Fabio Firmani
- Firmani as a Lazio player (2009)

Personal information
- Date of birth: 26 May 1978 (age 46)
- Place of birth: Rome, Italy
- Height: 1.78 m (5 ft 10 in)
- Position(s): Midfielder

Youth career
- Lodigiani

Senior career*
- Years: Team / Apps / (Gls)
- 1995–1996: Lodigiani / 20 / (0)
- 1996–2001: Vicenza / 70 / (2)
- 1998–1999: → Reggina (loan) / 27 / (1)
- 2001–2003: Chievo / 1 / (0)
- 2002: → Bologna (loan) / 5 / (0)
- 2002–2003: → Venezia (loan) / 21 / (1)
- 2003–2005: Catania / 39 / (0)
- 2005–2011: Lazio / 36 / (3)
- 2009: → Al Wasl (loan) / 1 / (0)
- 2011: Shaanxi Renhe / 18 / (2)
- Total:  / 238 / (9)

International career
- 1999–2000: Italy U21 / 10 / (1)

= Fabio Firmani =

Italian retired footballer

Fabio Firmani (born 26 May 1978) is an Italian retired footballer who played as a midfielder.

He amassed Serie A totals of 83 games and four goals over the course of ten seasons, representing in the competition Vicenza, Chievo, Bologna and Lazio.

==Club career==
Born in Rome, Firmani began his career with local club Lodigiani in 1995, before moving the following season to Vicenza. He remained at the latter club for seven years, making his Serie A debut on 26 January 1997 in a 3–2 home win against Fiorentina, going on to collect nearly 100 official appearances. He also scored in the quarter-finals of the 1997–98 UEFA Cup Winners' Cup against Roda JC, in a 9–1 aggregate routing.

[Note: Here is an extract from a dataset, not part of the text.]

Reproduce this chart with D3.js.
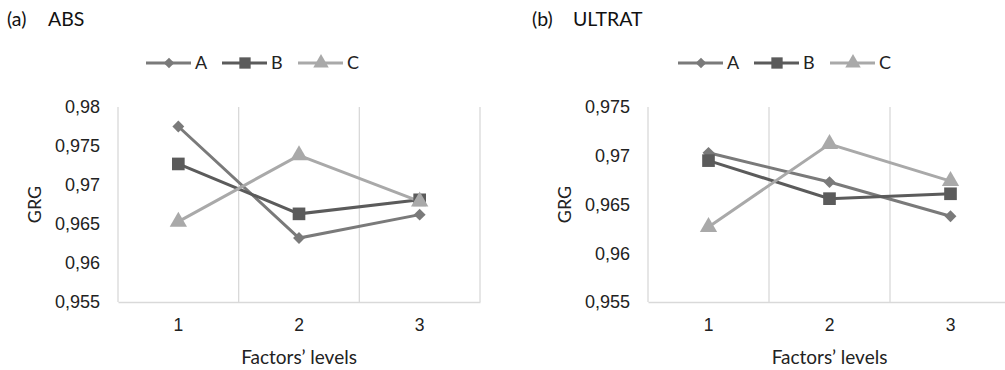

During his time in Veneto, Firmani headed south for a year, spending the 1998–99 campaign on loan at Reggina and splitting 2001–02 between Chievo (co-ownership with Vicenza) and Bologna. After competing in Serie B in 2002–03 with Venezia, he was finally released and joined Catania, helping them to two mid-table positions in the competition.

The following year, Firmani signed with Lazio, replacing Juventus-bound Giuliano Giannichedda. He made a good start to his career in the capital, but suffered a serious injury in November 2005, causing him to miss to rest of the campaign.

On 25 November 2007, Firmani scored his first goal for the Biancocelesti against Parma at the Stadio Olimpico, in a 1–0 victory. The goal, which was scored in the 90th minute, came only a week after the death of his good friend Gabriele Sandri, who was shot by a policeman, and the player's celebration with fans in Curva Nord earned him their recognition; due to injuries, he only managed seven appearances for the season but still netted three times, the other two being successful strikes against Palermo and Napoli.

Firmani's streak with injuries continued throughout the following campaign and, due to several physical problems, he did not feature whatsoever for his team. He did however, receive a red card during the 1–4 home loss to Cagliari, when he reacted to an incident involving opponent Daniele Conti and Goran Pandev. He received adulation and support from the Lazio fans following the incident, due to the insipid nature of the team's performance – a popular message was then adopted by the side's faithful, Noi vogliamo undici Firmani (We want eleven Firmanis).

Shortly after the incident, Firmani was requested by Lazio to accept a loan move that would help him regain match fitness. The club suggested some Saudi teams, but the player instead requested to join Al-Wasl in the United Arab Emirates; subsequently, the Italians accepted the latter offer.

Firmani returned to Lazio in July 2009, starting preseason training in the northern town of Auronzo di Cadore and trying to earn himself a place in new coach Davide Ballardini's team. In February 2011, after being released upon his request, the 33-year-old joined Chinese Super League side Shaanxi Renhe.

==International career==
Firmani was never called up to the Italy national team, but collected ten caps for the under-21 side, scoring once.

He was a member of the side which won the 2000 UEFA European Under-21 Championship, and also played Olympic football in the same year, in Sydney.